***** DATA EXCERPT *****

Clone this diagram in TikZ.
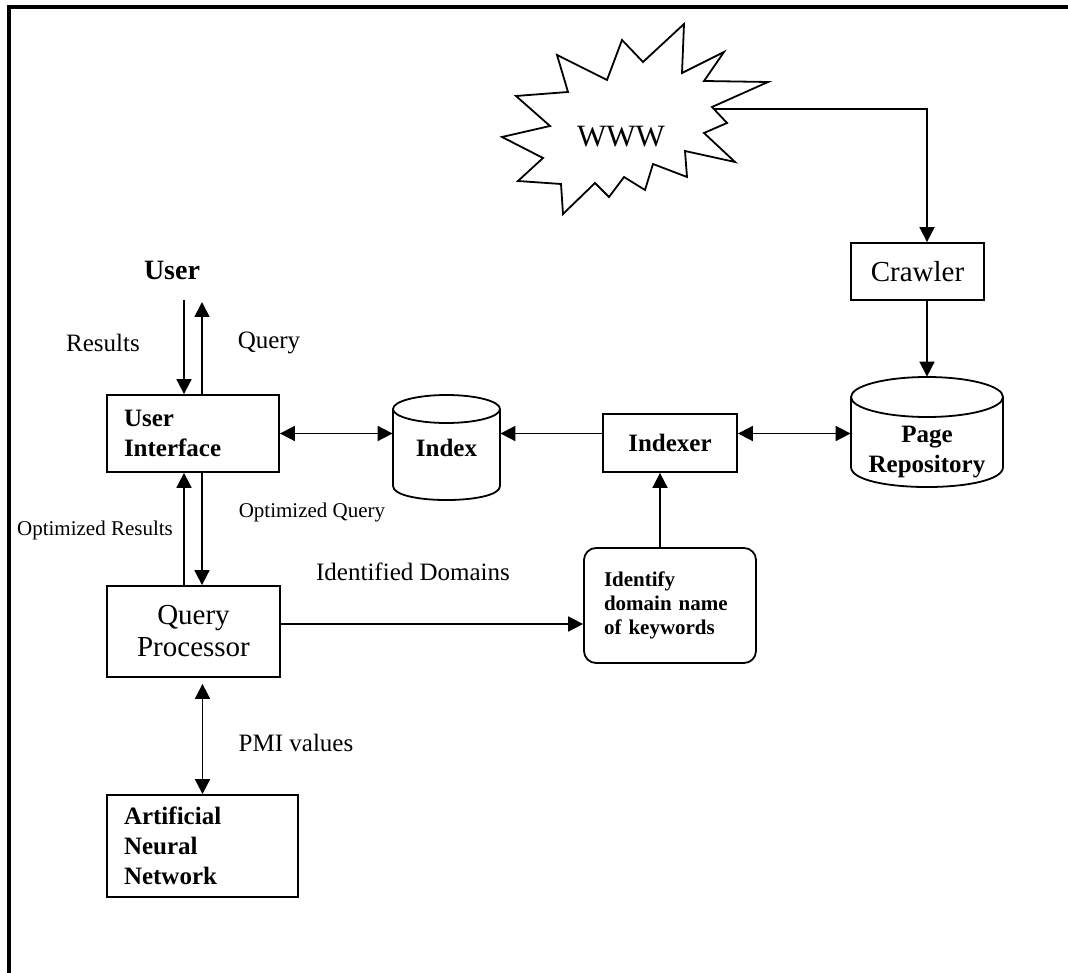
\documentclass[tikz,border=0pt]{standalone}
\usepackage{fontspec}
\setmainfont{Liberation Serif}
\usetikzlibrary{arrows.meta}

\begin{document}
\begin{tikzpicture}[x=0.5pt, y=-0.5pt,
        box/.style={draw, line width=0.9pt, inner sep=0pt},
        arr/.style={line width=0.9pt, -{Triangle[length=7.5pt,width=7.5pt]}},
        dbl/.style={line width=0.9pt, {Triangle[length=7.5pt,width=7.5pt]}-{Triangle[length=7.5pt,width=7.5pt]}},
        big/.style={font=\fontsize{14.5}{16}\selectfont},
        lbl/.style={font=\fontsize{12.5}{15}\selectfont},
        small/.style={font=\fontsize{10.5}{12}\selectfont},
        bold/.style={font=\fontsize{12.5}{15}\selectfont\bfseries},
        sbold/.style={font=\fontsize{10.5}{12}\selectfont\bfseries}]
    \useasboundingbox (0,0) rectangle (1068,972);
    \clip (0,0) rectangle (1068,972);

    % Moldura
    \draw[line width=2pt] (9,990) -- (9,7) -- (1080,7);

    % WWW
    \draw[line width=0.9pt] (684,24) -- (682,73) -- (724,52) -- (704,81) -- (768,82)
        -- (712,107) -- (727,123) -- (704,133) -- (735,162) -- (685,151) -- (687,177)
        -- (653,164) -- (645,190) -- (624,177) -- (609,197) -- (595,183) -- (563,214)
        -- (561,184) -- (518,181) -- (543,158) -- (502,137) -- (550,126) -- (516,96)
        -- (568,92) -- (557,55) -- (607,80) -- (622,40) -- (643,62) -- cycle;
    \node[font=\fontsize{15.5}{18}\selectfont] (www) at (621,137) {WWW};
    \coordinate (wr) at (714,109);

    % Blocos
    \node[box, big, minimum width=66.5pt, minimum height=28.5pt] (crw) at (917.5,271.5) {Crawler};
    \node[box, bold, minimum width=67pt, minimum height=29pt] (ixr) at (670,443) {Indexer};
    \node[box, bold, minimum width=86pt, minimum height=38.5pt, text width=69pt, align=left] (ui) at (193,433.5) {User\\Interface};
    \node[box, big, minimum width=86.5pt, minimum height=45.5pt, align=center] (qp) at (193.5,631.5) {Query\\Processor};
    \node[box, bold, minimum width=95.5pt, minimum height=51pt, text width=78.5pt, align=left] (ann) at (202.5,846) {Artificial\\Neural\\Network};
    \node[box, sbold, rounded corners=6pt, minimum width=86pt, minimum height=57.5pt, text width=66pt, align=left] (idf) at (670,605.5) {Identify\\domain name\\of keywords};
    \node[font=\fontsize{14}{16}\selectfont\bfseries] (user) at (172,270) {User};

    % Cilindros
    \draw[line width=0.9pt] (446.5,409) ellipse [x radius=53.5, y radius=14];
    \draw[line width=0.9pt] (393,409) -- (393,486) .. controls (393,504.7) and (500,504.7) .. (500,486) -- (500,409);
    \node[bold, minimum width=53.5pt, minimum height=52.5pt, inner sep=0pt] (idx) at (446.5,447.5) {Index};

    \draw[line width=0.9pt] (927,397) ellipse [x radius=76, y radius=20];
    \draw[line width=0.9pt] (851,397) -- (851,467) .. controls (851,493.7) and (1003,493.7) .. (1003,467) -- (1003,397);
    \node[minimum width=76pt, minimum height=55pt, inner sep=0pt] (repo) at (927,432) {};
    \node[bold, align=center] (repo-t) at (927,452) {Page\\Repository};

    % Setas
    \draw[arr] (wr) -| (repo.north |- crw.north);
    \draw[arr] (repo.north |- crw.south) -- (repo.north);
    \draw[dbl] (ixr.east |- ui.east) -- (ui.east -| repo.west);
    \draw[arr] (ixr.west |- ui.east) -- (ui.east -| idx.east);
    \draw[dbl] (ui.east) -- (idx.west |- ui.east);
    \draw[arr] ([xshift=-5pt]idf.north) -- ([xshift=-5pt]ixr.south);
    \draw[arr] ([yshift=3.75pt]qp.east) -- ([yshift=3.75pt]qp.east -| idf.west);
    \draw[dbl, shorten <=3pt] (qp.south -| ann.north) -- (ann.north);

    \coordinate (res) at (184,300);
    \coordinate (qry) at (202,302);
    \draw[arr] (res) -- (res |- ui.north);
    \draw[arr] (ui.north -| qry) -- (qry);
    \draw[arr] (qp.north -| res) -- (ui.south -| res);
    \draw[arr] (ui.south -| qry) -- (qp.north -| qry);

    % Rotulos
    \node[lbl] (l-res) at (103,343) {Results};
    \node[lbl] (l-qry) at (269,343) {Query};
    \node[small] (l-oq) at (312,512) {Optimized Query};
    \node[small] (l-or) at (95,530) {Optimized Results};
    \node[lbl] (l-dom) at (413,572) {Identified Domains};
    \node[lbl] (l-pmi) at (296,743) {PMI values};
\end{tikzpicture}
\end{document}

*****

**BRIEF**
From the listing, extract all text exactly as given and drop any picture.

**CORRECT ANSWER**
Clone this diagram in TikZ.
\documentclass[tikz,border=0pt]{standalone}
\usepackage{fontspec}
\setmainfont{Liberation Serif}
\usetikzlibrary{arrows.meta}

\begin{document}
\begin{tikzpicture}[x=0.5pt, y=-0.5pt,
        box/.style={draw, line width=0.9pt, inner sep=0pt},
        arr/.style={line width=0.9pt, -{Triangle[length=7.5pt,width=7.5pt]}},
        dbl/.style={line width=0.9pt, {Triangle[length=7.5pt,width=7.5pt]}-{Triangle[length=7.5pt,width=7.5pt]}},
        big/.style={font=\fontsize{14.5}{16}\selectfont},
        lbl/.style={font=\fontsize{12.5}{15}\selectfont},
        small/.style={font=\fontsize{10.5}{12}\selectfont},
        bold/.style={font=\fontsize{12.5}{15}\selectfont\bfseries},
        sbold/.style={font=\fontsize{10.5}{12}\selectfont\bfseries}]
    \useasboundingbox (0,0) rectangle (1068,972);
    \clip (0,0) rectangle (1068,972);

    % Moldura
    \draw[line width=2pt] (9,990) -- (9,7) -- (1080,7);

    % WWW
    \draw[line width=0.9pt] (684,24) -- (682,73) -- (724,52) -- (704,81) -- (768,82)
        -- (712,107) -- (727,123) -- (704,133) -- (735,162) -- (685,151) -- (687,177)
        -- (653,164) -- (645,190) -- (624,177) -- (609,197) -- (595,183) -- (563,214)
        -- (561,184) -- (518,181) -- (543,158) -- (502,137) -- (550,126) -- (516,96)
        -- (568,92) -- (557,55) -- (607,80) -- (622,40) -- (643,62) -- cycle;
    \node[font=\fontsize{15.5}{18}\selectfont] (www) at (621,137) {WWW};
    \coordinate (wr) at (714,109);

    % Blocos
    \node[box, big, minimum width=66.5pt, minimum height=28.5pt] (crw) at (917.5,271.5) {Crawler};
    \node[box, bold, minimum width=67pt, minimum height=29pt] (ixr) at (670,443) {Indexer};
    \node[box, bold, minimum width=86pt, minimum height=38.5pt, text width=69pt, align=left] (ui) at (193,433.5) {User\\Interface};
    \node[box, big, minimum width=86.5pt, minimum height=45.5pt, align=center] (qp) at (193.5,631.5) {Query\\Processor};
    \node[box, bold, minimum width=95.5pt, minimum height=51pt, text width=78.5pt, align=left] (ann) at (202.5,846) {Artificial\\Neural\\Network};
    \node[box, sbold, rounded corners=6pt, minimum width=86pt, minimum height=57.5pt, text width=66pt, align=left] (idf) at (670,605.5) {Identify\\domain name\\of keywords};
    \node[font=\fontsize{14}{16}\selectfont\bfseries] (user) at (172,270) {User};

    % Cilindros
    \draw[line width=0.9pt] (446.5,409) ellipse [x radius=53.5, y radius=14];
    \draw[line width=0.9pt] (393,409) -- (393,486) .. controls (393,504.7) and (500,504.7) .. (500,486) -- (500,409);
    \node[bold, minimum width=53.5pt, minimum height=52.5pt, inner sep=0pt] (idx) at (446.5,447.5) {Index};

    \draw[line width=0.9pt] (927,397) ellipse [x radius=76, y radius=20];
    \draw[line width=0.9pt] (851,397) -- (851,467) .. controls (851,493.7) and (1003,493.7) .. (1003,467) -- (1003,397);
    \node[minimum width=76pt, minimum height=55pt, inner sep=0pt] (repo) at (927,432) {};
    \node[bold, align=center] (repo-t) at (927,452) {Page\\Repository};

    % Setas
    \draw[arr] (wr) -| (repo.north |- crw.north);
    \draw[arr] (repo.north |- crw.south) -- (repo.north);
    \draw[dbl] (ixr.east |- ui.east) -- (ui.east -| repo.west);
    \draw[arr] (ixr.west |- ui.east) -- (ui.east -| idx.east);
    \draw[dbl] (ui.east) -- (idx.west |- ui.east);
    \draw[arr] ([xshift=-5pt]idf.north) -- ([xshift=-5pt]ixr.south);
    \draw[arr] ([yshift=3.75pt]qp.east) -- ([yshift=3.75pt]qp.east -| idf.west);
    \draw[dbl, shorten <=3pt] (qp.south -| ann.north) -- (ann.north);

    \coordinate (res) at (184,300);
    \coordinate (qry) at (202,302);
    \draw[arr] (res) -- (res |- ui.north);
    \draw[arr] (ui.north -| qry) -- (qry);
    \draw[arr] (qp.north -| res) -- (ui.south -| res);
    \draw[arr] (ui.south -| qry) -- (qp.north -| qry);

    % Rotulos
    \node[lbl] (l-res) at (103,343) {Results};
    \node[lbl] (l-qry) at (269,343) {Query};
    \node[small] (l-oq) at (312,512) {Optimized Query};
    \node[small] (l-or) at (95,530) {Optimized Results};
    \node[lbl] (l-dom) at (413,572) {Identified Domains};
    \node[lbl] (l-pmi) at (296,743) {PMI values};
\end{tikzpicture}
\end{document}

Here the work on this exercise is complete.